● **INSTRUCTIONS FOR THE TASK**
Set down the full listing exactly as given. Any pictures are to be left out.

● **DATA PROVIDED**

□ □ □

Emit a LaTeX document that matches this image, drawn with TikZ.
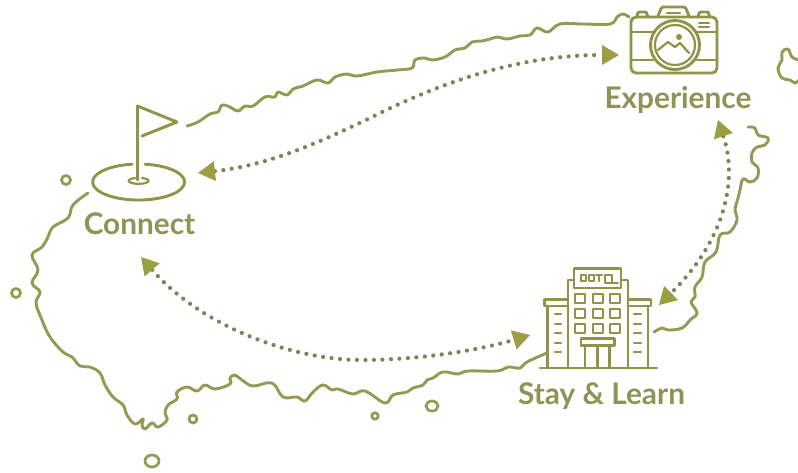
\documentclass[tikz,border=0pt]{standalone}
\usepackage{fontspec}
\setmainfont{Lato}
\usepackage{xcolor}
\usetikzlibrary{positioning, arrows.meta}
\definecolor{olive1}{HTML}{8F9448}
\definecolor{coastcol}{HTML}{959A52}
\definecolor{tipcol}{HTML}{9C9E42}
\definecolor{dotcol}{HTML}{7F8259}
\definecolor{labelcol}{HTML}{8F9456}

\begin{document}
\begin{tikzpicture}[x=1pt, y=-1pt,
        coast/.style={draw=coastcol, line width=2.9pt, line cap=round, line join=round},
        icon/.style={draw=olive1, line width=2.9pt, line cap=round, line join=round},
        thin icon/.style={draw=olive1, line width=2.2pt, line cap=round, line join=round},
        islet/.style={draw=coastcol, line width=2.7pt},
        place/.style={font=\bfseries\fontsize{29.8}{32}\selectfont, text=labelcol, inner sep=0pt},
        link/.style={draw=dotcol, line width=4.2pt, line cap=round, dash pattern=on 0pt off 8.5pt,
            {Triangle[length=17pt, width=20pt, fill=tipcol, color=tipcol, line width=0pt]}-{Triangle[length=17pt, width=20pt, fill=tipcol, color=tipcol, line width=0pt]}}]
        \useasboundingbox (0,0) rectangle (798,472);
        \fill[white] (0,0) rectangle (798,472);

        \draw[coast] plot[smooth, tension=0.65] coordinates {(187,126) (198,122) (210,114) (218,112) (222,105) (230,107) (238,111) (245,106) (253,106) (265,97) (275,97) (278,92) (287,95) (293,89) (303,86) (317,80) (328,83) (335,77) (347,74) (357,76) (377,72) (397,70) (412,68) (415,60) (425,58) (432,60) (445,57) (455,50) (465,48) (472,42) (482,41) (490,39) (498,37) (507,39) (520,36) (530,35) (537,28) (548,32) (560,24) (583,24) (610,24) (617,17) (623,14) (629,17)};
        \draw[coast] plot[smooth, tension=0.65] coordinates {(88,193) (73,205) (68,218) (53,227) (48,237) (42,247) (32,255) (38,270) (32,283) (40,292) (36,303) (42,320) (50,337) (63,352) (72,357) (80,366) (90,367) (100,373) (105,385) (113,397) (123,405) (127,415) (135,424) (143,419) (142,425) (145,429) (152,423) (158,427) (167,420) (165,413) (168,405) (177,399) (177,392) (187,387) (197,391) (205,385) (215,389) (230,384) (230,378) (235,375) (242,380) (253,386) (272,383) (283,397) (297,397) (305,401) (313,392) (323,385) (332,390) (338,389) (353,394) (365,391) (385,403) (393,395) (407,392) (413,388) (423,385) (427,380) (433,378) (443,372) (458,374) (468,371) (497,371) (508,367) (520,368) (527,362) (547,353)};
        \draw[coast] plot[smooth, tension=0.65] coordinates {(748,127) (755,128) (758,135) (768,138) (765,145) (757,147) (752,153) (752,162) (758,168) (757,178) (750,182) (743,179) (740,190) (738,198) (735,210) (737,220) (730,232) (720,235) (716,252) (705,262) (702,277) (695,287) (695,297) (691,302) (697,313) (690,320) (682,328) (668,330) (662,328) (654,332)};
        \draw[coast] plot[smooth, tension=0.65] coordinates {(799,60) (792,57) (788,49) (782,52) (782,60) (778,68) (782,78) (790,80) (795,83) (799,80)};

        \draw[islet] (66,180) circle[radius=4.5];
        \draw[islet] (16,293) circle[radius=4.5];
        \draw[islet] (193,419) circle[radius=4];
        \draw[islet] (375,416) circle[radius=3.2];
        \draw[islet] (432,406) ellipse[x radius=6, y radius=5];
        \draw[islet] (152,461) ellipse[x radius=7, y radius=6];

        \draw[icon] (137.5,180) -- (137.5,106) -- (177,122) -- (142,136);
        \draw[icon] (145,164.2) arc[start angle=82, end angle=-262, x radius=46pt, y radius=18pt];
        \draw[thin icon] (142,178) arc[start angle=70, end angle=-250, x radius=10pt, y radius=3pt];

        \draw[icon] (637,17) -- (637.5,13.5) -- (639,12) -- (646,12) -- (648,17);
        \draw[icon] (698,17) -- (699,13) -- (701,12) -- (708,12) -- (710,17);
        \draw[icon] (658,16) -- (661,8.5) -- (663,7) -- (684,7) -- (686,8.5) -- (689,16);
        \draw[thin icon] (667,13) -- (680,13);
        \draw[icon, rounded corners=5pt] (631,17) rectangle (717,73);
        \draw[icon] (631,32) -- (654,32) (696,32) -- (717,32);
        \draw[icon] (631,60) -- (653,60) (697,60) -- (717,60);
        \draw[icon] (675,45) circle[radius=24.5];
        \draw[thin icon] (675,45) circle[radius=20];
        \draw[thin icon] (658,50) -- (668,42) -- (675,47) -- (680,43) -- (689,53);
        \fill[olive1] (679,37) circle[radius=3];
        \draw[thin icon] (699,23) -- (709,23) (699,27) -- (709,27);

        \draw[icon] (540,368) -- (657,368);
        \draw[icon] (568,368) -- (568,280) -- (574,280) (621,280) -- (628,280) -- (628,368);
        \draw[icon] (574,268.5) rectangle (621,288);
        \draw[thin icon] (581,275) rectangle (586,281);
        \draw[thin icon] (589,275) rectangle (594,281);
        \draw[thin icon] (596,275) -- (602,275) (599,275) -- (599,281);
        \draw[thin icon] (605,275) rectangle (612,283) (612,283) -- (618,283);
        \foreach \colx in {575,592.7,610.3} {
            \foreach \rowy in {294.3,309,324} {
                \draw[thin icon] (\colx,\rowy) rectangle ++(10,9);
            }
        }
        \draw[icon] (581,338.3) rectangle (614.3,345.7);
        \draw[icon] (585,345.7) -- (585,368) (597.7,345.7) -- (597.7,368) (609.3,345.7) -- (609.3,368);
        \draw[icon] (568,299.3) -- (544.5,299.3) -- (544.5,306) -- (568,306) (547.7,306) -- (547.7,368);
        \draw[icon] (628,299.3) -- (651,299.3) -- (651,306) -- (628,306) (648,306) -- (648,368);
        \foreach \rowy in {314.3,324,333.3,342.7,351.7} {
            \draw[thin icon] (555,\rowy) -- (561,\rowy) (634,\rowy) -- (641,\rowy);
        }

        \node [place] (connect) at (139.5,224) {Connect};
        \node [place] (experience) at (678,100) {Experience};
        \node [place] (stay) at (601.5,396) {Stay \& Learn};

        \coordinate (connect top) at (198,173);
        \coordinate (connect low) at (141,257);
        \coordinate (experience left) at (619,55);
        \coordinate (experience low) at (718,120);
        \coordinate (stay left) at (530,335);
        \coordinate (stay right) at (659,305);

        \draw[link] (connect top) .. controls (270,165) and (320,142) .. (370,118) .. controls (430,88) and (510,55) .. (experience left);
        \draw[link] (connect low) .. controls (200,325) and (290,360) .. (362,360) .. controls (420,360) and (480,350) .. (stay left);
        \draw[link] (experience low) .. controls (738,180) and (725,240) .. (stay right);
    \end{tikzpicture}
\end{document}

□ □ □

● **SOLUTION TO THE PROBLEM**
Emit a LaTeX document that matches this image, drawn with TikZ.
\documentclass[tikz,border=0pt]{standalone}
\usepackage{fontspec}
\setmainfont{Lato}
\usepackage{xcolor}
\usetikzlibrary{positioning, arrows.meta}
\definecolor{olive1}{HTML}{8F9448}
\definecolor{coastcol}{HTML}{959A52}
\definecolor{tipcol}{HTML}{9C9E42}
\definecolor{dotcol}{HTML}{7F8259}
\definecolor{labelcol}{HTML}{8F9456}

\begin{document}
\begin{tikzpicture}[x=1pt, y=-1pt,
        coast/.style={draw=coastcol, line width=2.9pt, line cap=round, line join=round},
        icon/.style={draw=olive1, line width=2.9pt, line cap=round, line join=round},
        thin icon/.style={draw=olive1, line width=2.2pt, line cap=round, line join=round},
        islet/.style={draw=coastcol, line width=2.7pt},
        place/.style={font=\bfseries\fontsize{29.8}{32}\selectfont, text=labelcol, inner sep=0pt},
        link/.style={draw=dotcol, line width=4.2pt, line cap=round, dash pattern=on 0pt off 8.5pt,
            {Triangle[length=17pt, width=20pt, fill=tipcol, color=tipcol, line width=0pt]}-{Triangle[length=17pt, width=20pt, fill=tipcol, color=tipcol, line width=0pt]}}]
        \useasboundingbox (0,0) rectangle (798,472);
        \fill[white] (0,0) rectangle (798,472);

        \draw[coast] plot[smooth, tension=0.65] coordinates {(187,126) (198,122) (210,114) (218,112) (222,105) (230,107) (238,111) (245,106) (253,106) (265,97) (275,97) (278,92) (287,95) (293,89) (303,86) (317,80) (328,83) (335,77) (347,74) (357,76) (377,72) (397,70) (412,68) (415,60) (425,58) (432,60) (445,57) (455,50) (465,48) (472,42) (482,41) (490,39) (498,37) (507,39) (520,36) (530,35) (537,28) (548,32) (560,24) (583,24) (610,24) (617,17) (623,14) (629,17)};
        \draw[coast] plot[smooth, tension=0.65] coordinates {(88,193) (73,205) (68,218) (53,227) (48,237) (42,247) (32,255) (38,270) (32,283) (40,292) (36,303) (42,320) (50,337) (63,352) (72,357) (80,366) (90,367) (100,373) (105,385) (113,397) (123,405) (127,415) (135,424) (143,419) (142,425) (145,429) (152,423) (158,427) (167,420) (165,413) (168,405) (177,399) (177,392) (187,387) (197,391) (205,385) (215,389) (230,384) (230,378) (235,375) (242,380) (253,386) (272,383) (283,397) (297,397) (305,401) (313,392) (323,385) (332,390) (338,389) (353,394) (365,391) (385,403) (393,395) (407,392) (413,388) (423,385) (427,380) (433,378) (443,372) (458,374) (468,371) (497,371) (508,367) (520,368) (527,362) (547,353)};
        \draw[coast] plot[smooth, tension=0.65] coordinates {(748,127) (755,128) (758,135) (768,138) (765,145) (757,147) (752,153) (752,162) (758,168) (757,178) (750,182) (743,179) (740,190) (738,198) (735,210) (737,220) (730,232) (720,235) (716,252) (705,262) (702,277) (695,287) (695,297) (691,302) (697,313) (690,320) (682,328) (668,330) (662,328) (654,332)};
        \draw[coast] plot[smooth, tension=0.65] coordinates {(799,60) (792,57) (788,49) (782,52) (782,60) (778,68) (782,78) (790,80) (795,83) (799,80)};

        \draw[islet] (66,180) circle[radius=4.5];
        \draw[islet] (16,293) circle[radius=4.5];
        \draw[islet] (193,419) circle[radius=4];
        \draw[islet] (375,416) circle[radius=3.2];
        \draw[islet] (432,406) ellipse[x radius=6, y radius=5];
        \draw[islet] (152,461) ellipse[x radius=7, y radius=6];

        \draw[icon] (137.5,180) -- (137.5,106) -- (177,122) -- (142,136);
        \draw[icon] (145,164.2) arc[start angle=82, end angle=-262, x radius=46pt, y radius=18pt];
        \draw[thin icon] (142,178) arc[start angle=70, end angle=-250, x radius=10pt, y radius=3pt];

        \draw[icon] (637,17) -- (637.5,13.5) -- (639,12) -- (646,12) -- (648,17);
        \draw[icon] (698,17) -- (699,13) -- (701,12) -- (708,12) -- (710,17);
        \draw[icon] (658,16) -- (661,8.5) -- (663,7) -- (684,7) -- (686,8.5) -- (689,16);
        \draw[thin icon] (667,13) -- (680,13);
        \draw[icon, rounded corners=5pt] (631,17) rectangle (717,73);
        \draw[icon] (631,32) -- (654,32) (696,32) -- (717,32);
        \draw[icon] (631,60) -- (653,60) (697,60) -- (717,60);
        \draw[icon] (675,45) circle[radius=24.5];
        \draw[thin icon] (675,45) circle[radius=20];
        \draw[thin icon] (658,50) -- (668,42) -- (675,47) -- (680,43) -- (689,53);
        \fill[olive1] (679,37) circle[radius=3];
        \draw[thin icon] (699,23) -- (709,23) (699,27) -- (709,27);

        \draw[icon] (540,368) -- (657,368);
        \draw[icon] (568,368) -- (568,280) -- (574,280) (621,280) -- (628,280) -- (628,368);
        \draw[icon] (574,268.5) rectangle (621,288);
        \draw[thin icon] (581,275) rectangle (586,281);
        \draw[thin icon] (589,275) rectangle (594,281);
        \draw[thin icon] (596,275) -- (602,275) (599,275) -- (599,281);
        \draw[thin icon] (605,275) rectangle (612,283) (612,283) -- (618,283);
        \foreach \colx in {575,592.7,610.3} {
            \foreach \rowy in {294.3,309,324} {
                \draw[thin icon] (\colx,\rowy) rectangle ++(10,9);
            }
        }
        \draw[icon] (581,338.3) rectangle (614.3,345.7);
        \draw[icon] (585,345.7) -- (585,368) (597.7,345.7) -- (597.7,368) (609.3,345.7) -- (609.3,368);
        \draw[icon] (568,299.3) -- (544.5,299.3) -- (544.5,306) -- (568,306) (547.7,306) -- (547.7,368);
        \draw[icon] (628,299.3) -- (651,299.3) -- (651,306) -- (628,306) (648,306) -- (648,368);
        \foreach \rowy in {314.3,324,333.3,342.7,351.7} {
            \draw[thin icon] (555,\rowy) -- (561,\rowy) (634,\rowy) -- (641,\rowy);
        }

        \node [place] (connect) at (139.5,224) {Connect};
        \node [place] (experience) at (678,100) {Experience};
        \node [place] (stay) at (601.5,396) {Stay \& Learn};

        \coordinate (connect top) at (198,173);
        \coordinate (connect low) at (141,257);
        \coordinate (experience left) at (619,55);
        \coordinate (experience low) at (718,120);
        \coordinate (stay left) at (530,335);
        \coordinate (stay right) at (659,305);

        \draw[link] (connect top) .. controls (270,165) and (320,142) .. (370,118) .. controls (430,88) and (510,55) .. (experience left);
        \draw[link] (connect low) .. controls (200,325) and (290,360) .. (362,360) .. controls (420,360) and (480,350) .. (stay left);
        \draw[link] (experience low) .. controls (738,180) and (725,240) .. (stay right);
    \end{tikzpicture}
\end{document}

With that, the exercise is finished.